Selamatkan Generasi Muda, Ketum MUI Sumbar Buya Dr. Gusrizal Minta Keluarga Jadi Benteng Moral Cegah Perzinahan

  • Whatsapp

MINANGKABAUNEWS.com, PADANG – Buya Dr. H. Gusrizal Gazahar Dt. Palimo Basa, Ketua Umum Majelis Ulama Indonesia (MUI) Sumatra Barat, menegaskan pentingnya peran keluarga dan otoritas keagamaan dalam mencegah tindakan yang berpotensi mengarah pada perzinahan. Hal ini disampaikannya dalam kajian keagamaan di Masjid Surau Buya Gusrizal, Kota Bukittinggi, baru-baru ini.

Dalam paparannya, Buya Dr. Gusrizal menyoroti bahwa pencegahan perbuatan zina tidak hanya dilakukan setelah terjadi, melainkan harus dimulai sejak dini dengan membatasi indikasi yang memicu penyimpangan moral. “Syariat Islam memberikan kewenangan kepada waliul amr (pemegang otoritas), terutama keluarga, untuk bertindak tegas terhadap anggota yang berpotensi menyebarkan kerusakan di masyarakat, termasuk melalui penampilan yang dinilai mengundang hasrat negatif,” ujarnya.

Buya Gusrizal mengutip Surah An-Nisa ayat 15 sebagai landasan, yang menurutnya masih relevan untuk diterapkan.
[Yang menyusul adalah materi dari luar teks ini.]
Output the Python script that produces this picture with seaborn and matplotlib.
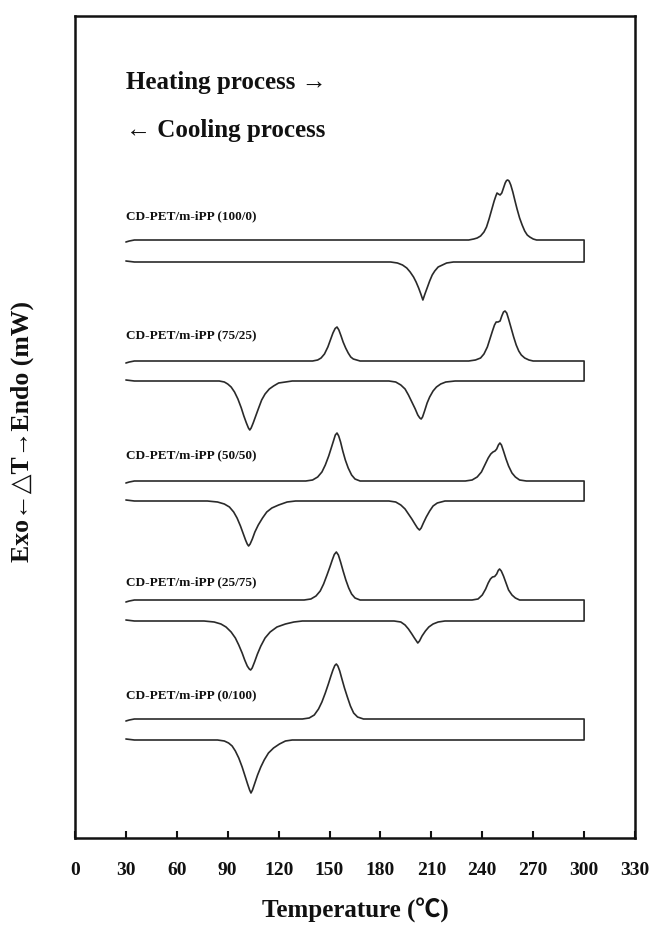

Ayat tersebut menyebutkan bahwa perempuan yang diduga kuat melakukan perbuatan keji (seperti zina) dapat ditahan di rumah hingga ajal tiba jika tidak ada empat saksi yang membuktikan tindakannya. Meski tidak secara literal menerapkan kurungan seumur hidup, ia menekankan bahwa semangat ayat ini adalah mencegah penyebaran maksiat melalui langkah preventif.

“Ketika seseorang keluar dengan pakaian yang mengundang atau menampilkan diri secara tidak senonoh, keluarga berhak melarangnya. Ini bukan pelanggaran HAM, tetapi upaya menyelamatkan masyarakat dari kerusakan moral,” tegasnya. Ia juga mengkritik pandangan modern yang menganggap larangan seperti itu sebagai pembatasan kebebasan individu.

Buya Gusrizal mengakui bahwa pendekatan ini kerap berbenturan dengan hukum positif dan hak asasi manusia. Contohnya, aturan yang melarang razia di hotel atau ruang privat membuat pelaku zina sulit dibuktikan. Namun, ia menegaskan bahwa Islam menempatkan kepentingan masyarakat di atas kebebasan pribadi. “Kebebasan berpakaian atau berperilaku tidak boleh menimbulkan mudarat (kerusakan) bagi orang banyak,” tambahnya.

Ia juga menyoroti lemahnya peran keluarga saat ini. “Banyak orang tua mengeluh tidak bisa mengontrol anak, padahal dalam hal lain mereka tegas. Mengapa justru dalam urusan menutup aurat dan mencegah maksiat menjadi lemah?” ujarnya. Menurutnya, keluarga adalah benteng pertama yang harus memastikan anggota keluarganya tidak menjadi pemicu kerusakan moral.

Pernyataan Buya Gusrizal ini menuai pro-kontra di tengah masyarakat. Sebagian mendukung langkah preventif sebagai solusi atas maraknya pergaulan bebas, sementara lainnya mengkhawatirkan potensi pelanggaran privasi dan stigmatisasi terhadap perempuan.

Sebagai informasi, MUI sebagai lembaga ulama kerap menjadi rujukan dalam isu moral di Indonesia. Pandangan Buya Gusrizal merefleksikan upaya mengintegrasikan nilai-nilai syariat dengan tantangan modern, terutama di daerah yang menerapkan peraturan berbasis agama seperti Sumatra Barat.

Kajian ini menegaskan kembali pentingnya kolaborasi antara keluarga, masyarakat, dan pemerintah dalam menciptakan lingkungan yang menjunjung nilai moral. Buya Gusrizal berharap semangat pencegahan ini dapat mengurangi angka perzinahan tanpa mengabaikan prinsip keadilan dan hak asasi manusia.